Alkanet, evergreen, and Alkanna Tinctoria


Well, you could go insane trying to think how to get rid of the bugger – it’s a grower unlike anything I’ve seen except bindweed and ground elder.  So you can make like Stanley and injure yourself on the thumb in 3 places, pressing down on the hoe so hard that you hurt yourself and need plasters for a week.  Or…If it turns out you have the other kind of alkanet from us, equally prevalent: Alkanna Tinctoria – then you could dry the roots out, and make a rosy reddish lip balm.  Do you remember the brill TV prog Victorian Farm? 

This is how Ruth Goodman did it in the programme. (In fact, this variety of Alkanet is still used today to make a dye; just as its relative, Asian Alkanet is, in Pakistan – except the flowers there are yellow and make a bright yellow dye instead.)

Try this recipe, a variation on Ruth Goodman’s taken from the very interesting blog, see exact reference: http://kitchenherbwife.blogspot.co.uk/2010/12/herbal-gifts.html

Rosebud Lips Balm
225ml (9floz) Calendua Oil
3 Tablespoons Jojoba Oil
45g (1½ oz) Dried Alkanet Root
30g (1oz) Beeswax
12 Drops Rose Essential Oil (optional)
Method - Gently heat both oils in the top of a double boiler for about 10 minutes. Remove from the heat, add the alkanet root and steep for around 30 minutes, to extract the colour from the root.
Strain the root from the oils through a muslin cloth. Return the oils to the double boiler with the beeswax. Once this has melted, remove from the heat and add the rose essential oil drop by drop. Pour into small sterilised pots or jars. Allow to cool thoroughly before putting the lids on.

Dandelions
        why did you never think of making bread with them?  It just did not occur, did it?!  But it’s doable…and apparently lovely.
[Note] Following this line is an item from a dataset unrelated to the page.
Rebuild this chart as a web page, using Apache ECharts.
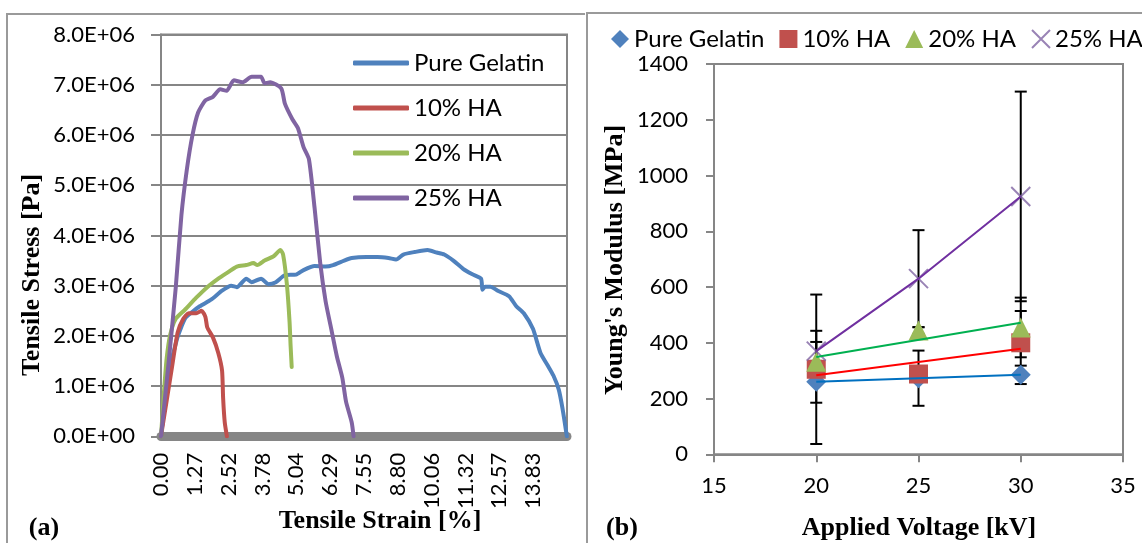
<!DOCTYPE html>
<html>
<head>
<meta charset="utf-8">
<script src="https://cdn.jsdelivr.net/npm/echarts@6/dist/echarts.min.js"></script>
<style>
  html, body { margin: 0; padding: 0; background: #fff; }
  #wrap { position: relative; width: 1142px; height: 543px; overflow: hidden; }
  #chartA { position: absolute; left: 0; top: 0; width: 585px; height: 543px; }
  #chartB { position: absolute; left: 585px; top: 0; width: 557px; height: 543px; }
</style>
</head>
<body>
<div id="wrap">
  <div id="chartA"></div>
  <div id="chartB"></div>
</div>
<script>
// ---------- (a) stress-strain curves: [strain %, stress x1E+06 Pa] ----------
const curveNames = ['Pure Gelatin', '10% HA', '20% HA', '25% HA']

const pureGelatinCurve = [
  [0, 0], [0.3, 1.25], [0.6, 1.95], [0.9, 2.35], [1.17, 2.48], [1.44, 2.59], [1.86, 2.72],
  [2.27, 2.9], [2.61, 3.0], [2.82, 2.97], [3.17, 3.14], [3.37, 3.07], [3.72, 3.14], [3.99, 3.03],
  [4.27, 3.07], [4.61, 3.21], [5.02, 3.22], [5.3, 3.31], [5.71, 3.39], [6.12, 3.38], [6.4, 3.41],
  [6.81, 3.5], [7.09, 3.55], [7.64, 3.57], [8.05, 3.57], [8.46, 3.55], [8.74, 3.52], [9.01, 3.62],
  [9.43, 3.67], [9.91, 3.71], [10.25, 3.66], [10.53, 3.62], [10.87, 3.5], [11.22, 3.34],
  [11.56, 3.23], [11.9, 3.14], [11.95, 2.92], [12.05, 2.98], [12.25, 2.98], [12.52, 2.9],
  [12.94, 2.79], [13.21, 2.59], [13.49, 2.45], [13.83, 2.14], [14.11, 1.66], [14.38, 1.41],
  [14.59, 1.21], [14.79, 0.93], [14.93, 0.55], [15.09, 0]
]
const ha10Curve = [
  [0, 0], [0.41, 1.38], [0.62, 2.07], [0.83, 2.34], [1.03, 2.45], [1.31, 2.45], [1.51, 2.5],
  [1.65, 2.38], [1.72, 2.17], [1.93, 1.97], [2.13, 1.66], [2.27, 1.31], [2.31, 0.76],
  [2.37, 0.28], [2.45, 0]
]
const ha20Curve = [
  [0, 0], [0.12, 0.95], [0.21, 1.55], [0.34, 2.02], [0.55, 2.34], [0.89, 2.52], [1.31, 2.76],
  [1.72, 2.97], [2.13, 3.14], [2.41, 3.24], [2.82, 3.38], [3.17, 3.41], [3.44, 3.45], [3.58, 3.41],
  [3.85, 3.5], [4.2, 3.59], [4.44, 3.71], [4.54, 3.62], [4.68, 3.03], [4.78, 2.28], [4.82, 1.79],
  [4.86, 1.38]
]
const ha25Curve = [
  [0, 0], [0.28, 1.45], [0.55, 2.97], [0.76, 4.41], [0.96, 5.31], [1.17, 6.0], [1.38, 6.45],
  [1.65, 6.69], [1.93, 6.76], [2.2, 6.91], [2.44, 6.88], [2.71, 7.09], [3.03, 7.05], [3.37, 7.16],
  [3.72, 7.16], [3.85, 7.03], [4.06, 7.05], [4.47, 6.93], [4.61, 6.62], [4.89, 6.31], [5.09, 6.14],
  [5.3, 5.76], [5.5, 5.52], [5.71, 4.55], [5.92, 3.45], [6.12, 2.69], [6.33, 2.14], [6.54, 1.59],
  [6.74, 1.17], [6.88, 0.69], [7.09, 0.28], [7.16, 0]
]

const strainStep = 1.258
const strainTicks = ['0.00', '1.27', '2.52', '3.78', '5.04', '6.29', '7.55', '8.80', '10.06', '11.32', '12.57', '13.83']
const stressTicks = ['0.0E+00', '1.0E+06', '2.0E+06', '3.0E+06', '4.0E+06', '5.0E+06', '6.0E+06', '7.0E+06', '8.0E+06']

// ---------- (b) Young's modulus vs applied voltage [MPa] ----------
const voltages = [20, 25, 30]
const pureGelatinModulus = [260, 273, 285]
const pureGelatinError = [75, 99, 33]
const ha10Modulus = [305, 288, 400]
const ha10Error = [268, 20, 114]
const ha20Modulus = [332, 444, 455]
const ha20Error = [71, 12, 107]
const ha25Modulus = [370, 630, 925]
const ha25Error = [73, 174, 376]

const sans = 'Lato, "Open Sans", sans-serif'
const serif = '"Liberation Serif", "DejaVu Serif", serif'
const gray = '#868686'
const colors = ['#4F81BD', '#C0504D', '#9BBB59', '#8064A2']
const trendColors = ['#0070C0', '#FF0000', '#00B050', '#7030A0']

function titleText(text, x, y, rotation) {
  return {
    type: 'text', x, y, rotation: rotation || 0,
    style: { text, fill: '#000', font: 'bold 26px ' + serif, textAlign: 'center', textVerticalAlign: 'middle' }
  }
}

function frame(x, y) {
  return {
    type: 'rect', shape: { x, y, width: 600, height: 600 },
    style: { fill: 'none', stroke: '#9a9a9a', lineWidth: 2 }, silent: true
  }
}

// ---------- chart (a) ----------
const chartA = echarts.init(document.getElementById('chartA'))
const curves = [pureGelatinCurve, ha10Curve, ha20Curve, ha25Curve]
chartA.setOption({
  animation: false,
  grid: { left: 161, top: 34.6, width: 406, height: 401.7, show: true, borderColor: gray, borderWidth: 2 },
  legend: {
    orient: 'vertical', left: 348, top: 45, itemWidth: 56, itemHeight: 5, itemGap: 19,
    icon: 'roundRect',
    data: curveNames,
    textStyle: { fontFamily: sans, fontSize: 24, color: '#000', lineHeight: 26 }
  },
  xAxis: {
    type: 'value', min: 0, max: strainStep * 12, interval: strainStep, offset: 4.5,
    axisLine: { lineStyle: { color: gray, width: 9 } },
    axisTick: { show: false },
    splitLine: { show: false },
    axisLabel: {
      rotate: 90, margin: 12, fontFamily: sans, fontSize: 22, color: '#000',
      formatter: v => strainTicks[Math.round(v / strainStep)] || ''
    }
  },
  yAxis: {
    type: 'value', min: 0, max: 8, interval: 1,
    axisLine: { show: true, lineStyle: { color: gray, width: 2 } },
    axisTick: { show: true, length: 10, lineStyle: { color: gray, width: 2 } },
    splitLine: { lineStyle: { color: gray, width: 2 } },
    axisLabel: { margin: 26, fontFamily: sans, fontSize: 22, color: '#000', formatter: v => stressTicks[Math.round(v)] }
  },
  series: curves.map((c, i) => ({
    name: curveNames[i], type: 'line', data: c, symbol: 'none', smooth: 0.2,
    lineStyle: { color: colors[i], width: 4, cap: 'round', join: 'round' },
    itemStyle: { color: colors[i] }
  })),
  graphic: [
    frame(7, 14),
    titleText('Tensile Stress [Pa]', 32, 275, Math.PI / 2),
    titleText('Tensile Strain [%]', 380, 521),
    titleText('(a)', 44, 528)
  ]
})

// ---------- chart (b) ----------
const modulus = [pureGelatinModulus, ha10Modulus, ha20Modulus, ha25Modulus]
const errors = [pureGelatinError, ha10Error, ha20Error, ha25Error]
const symbols = ['diamond', 'rect', 'triangle', 'path://M0,0L10,10M10,0L0,10']
const symbolSizes = [20, 19, 20, 19]

function linearFit(xs, ys) {
  const n = xs.length
  const mx = xs.reduce((a, b) => a + b, 0) / n
  const my = ys.reduce((a, b) => a + b, 0) / n
  let sxy = 0, sxx = 0
  xs.forEach((x, i) => { sxy += (x - mx) * (ys[i] - my); sxx += (x - mx) * (x - mx) })
  const k = sxy / sxx
  return x => my + k * (x - mx)
}

function errorBar(params, api) {
  const x = api.value(0)
  const hi = api.coord([x, api.value(2)])
  const lo = api.coord([x, api.value(1)])
  const w = 6
  const style = { stroke: '#000', lineWidth: 2, fill: null }
  return {
    type: 'group',
    children: [
      { type: 'line', shape: { x1: hi[0], y1: hi[1], x2: lo[0], y2: lo[1] }, style },
      { type: 'line', shape: { x1: hi[0] - w, y1: hi[1], x2: hi[0] + w, y2: hi[1] }, style },
      { type: 'line', shape: { x1: lo[0] - w, y1: lo[1], x2: lo[0] + w, y2: lo[1] }, style }
    ]
  }
}

const seriesB = []
modulus.forEach((vals, i) => {
  seriesB.push({
    type: 'custom', name: curveNames[i] + ' error', renderItem: errorBar, z: 2,
    data: voltages.map((v, j) => [v, vals[j] - errors[i][j], vals[j] + errors[i][j]])
  })
})
modulus.forEach((vals, i) => {
  const isCross = i === 3
  seriesB.push({
    type: 'scatter', name: curveNames[i], z: 3,
    symbol: symbols[i], symbolSize: symbolSizes[i],
    data: voltages.map((v, j) => [v, vals[j]]),
    itemStyle: isCross
      ? { color: 'rgba(0,0,0,0)', borderColor: colors[i], borderWidth: 2 }
      : { color: colors[i], opacity: 1 }
  })
})
modulus.forEach((vals, i) => {
  // three linear trend lines, and a straight polyline through the 25% HA points
  const data = i === 3
    ? voltages.map((v, j) => [v, vals[j]])
    : [voltages[0], voltages[voltages.length - 1]].map(v => [v, linearFit(voltages, vals)(v)])
  seriesB.push({
    type: 'line', name: curveNames[i] + ' line', z: 4, symbol: 'none', data,
    lineStyle: { color: trendColors[i], width: 2 }
  })
})

const chartB = echarts.init(document.getElementById('chartB'))
chartB.setOption({
  animation: false,
  grid: { left: 129, top: 64, width: 409, height: 390.3, show: true, borderColor: gray, borderWidth: 2 },
  legend: {
    left: 21, top: 21, width: 1200, itemWidth: 18, itemHeight: 18, itemGap: 15,
    data: curveNames.map((n, i) => i === 3
      ? { name: n, itemStyle: { color: 'rgba(0,0,0,0)', borderColor: colors[3], borderWidth: 2 } }
      : { name: n }),
    textStyle: { fontFamily: sans, fontSize: 24, color: '#000', lineHeight: 26 }
  },
  xAxis: {
    type: 'value', min: 15, max: 35, interval: 5,
    axisLine: { lineStyle: { color: gray, width: 2 } },
    axisTick: { show: true, length: 8, lineStyle: { color: gray, width: 2 } },
    splitLine: { show: false },
    axisLabel: { margin: 21, fontFamily: sans, fontSize: 22, color: '#000' }
  },
  yAxis: {
    type: 'value', min: 0, max: 1400, interval: 200,
    axisLine: { show: true, lineStyle: { color: gray, width: 2 } },
    axisTick: { show: true, length: 8, lineStyle: { color: gray, width: 2 } },
    splitLine: { show: false },
    axisLabel: { margin: 26, fontFamily: sans, fontSize: 22, color: '#000', formatter: v => String(v) }
  },
  series: seriesB,
  graphic: [
    frame(2, 13),
    titleText("Young's Modulus [MPa]", 30, 260, Math.PI / 2),
    titleText('Applied Voltage [kV]', 334, 528),
    titleText('(b)', 37, 528)
  ]
})
</script>
</body>
</html>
Dandelion bread, a recipe I found while reading a blog I pop into sometimes, see again, your exact ref here - http://kitchenlabproject.blogspot.co.uk/2011/04/dandelion-bread-for-dandy-spring.html, and this one has the recipe in both English and US measurements, which is most useful:

25g dandelion petals, about 1 cup's worth (from about 40 flowers)
120g (1 cup) AP flour
120g (1 cup) wholemeal flour
1/2 teaspoon salt
2 teaspoons baking powder
60ml (1/4 cup) sunflower oil
60ml (1/4 cup) golden syrup
1 egg
230 ml (just under 1 cup) milk
120 ml (1/2 cup) buttermilk

juice of 1 lemon
150g icing sugar (confectioner's sugar)

Preheat oven to 200C/400F.  Line a normal-sized loaf tin with baking paper, and grease or butter exposed sides (the short ends).

Combine dandelion petals, flours, salt and baking powder in a small bowl.
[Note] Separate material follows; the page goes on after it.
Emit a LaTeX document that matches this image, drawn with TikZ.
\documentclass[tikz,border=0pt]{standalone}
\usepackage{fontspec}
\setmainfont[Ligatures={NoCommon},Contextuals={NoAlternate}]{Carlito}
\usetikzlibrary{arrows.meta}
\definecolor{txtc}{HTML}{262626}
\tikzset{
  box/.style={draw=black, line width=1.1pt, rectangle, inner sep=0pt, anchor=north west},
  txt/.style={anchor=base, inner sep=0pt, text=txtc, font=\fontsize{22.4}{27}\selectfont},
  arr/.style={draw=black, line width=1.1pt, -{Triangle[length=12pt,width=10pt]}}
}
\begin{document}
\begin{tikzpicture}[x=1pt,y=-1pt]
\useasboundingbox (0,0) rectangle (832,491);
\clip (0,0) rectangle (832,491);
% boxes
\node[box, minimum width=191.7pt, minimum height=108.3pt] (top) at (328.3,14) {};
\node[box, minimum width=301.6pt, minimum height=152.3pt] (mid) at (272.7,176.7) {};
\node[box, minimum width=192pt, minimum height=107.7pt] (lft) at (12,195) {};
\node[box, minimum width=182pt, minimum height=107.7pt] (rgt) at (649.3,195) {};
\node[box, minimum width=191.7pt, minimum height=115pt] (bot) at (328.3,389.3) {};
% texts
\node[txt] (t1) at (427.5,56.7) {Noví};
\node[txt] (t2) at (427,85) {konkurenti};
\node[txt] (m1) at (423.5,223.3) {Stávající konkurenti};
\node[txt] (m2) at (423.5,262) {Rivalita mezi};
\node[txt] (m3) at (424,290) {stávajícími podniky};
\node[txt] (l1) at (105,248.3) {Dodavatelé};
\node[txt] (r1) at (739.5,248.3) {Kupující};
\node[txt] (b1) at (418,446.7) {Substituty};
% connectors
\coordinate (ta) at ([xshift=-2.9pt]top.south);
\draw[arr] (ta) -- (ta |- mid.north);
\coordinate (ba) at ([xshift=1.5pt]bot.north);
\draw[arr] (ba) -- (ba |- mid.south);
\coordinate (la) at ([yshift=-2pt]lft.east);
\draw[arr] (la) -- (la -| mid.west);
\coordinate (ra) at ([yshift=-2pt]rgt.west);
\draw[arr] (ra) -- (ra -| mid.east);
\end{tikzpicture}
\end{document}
In separate larger bowl, whisk together sunflower oil, golden syrup, egg, milk & buttermilk.  Add dry ingredients using a spoon (a mixer won't be helpful here because of the petals) until just incorporated.  Pour into loaf tin and bake until a toothpick comes out clean - it may take anywhere from 30 to 45 minutes or onward, depending on your oven.

Leave to cool for 10 minutes in the tin, then remove from tin to cool completely.

Whisk together lemon juice and icing sugar until smooth.  Brush liberally onto top of loaf - and get the sides, too, for maximum prettiness.  

= all credit for above recipe, as said, to 'Kitchen Lab', a great blog for cooking with what you find about the place.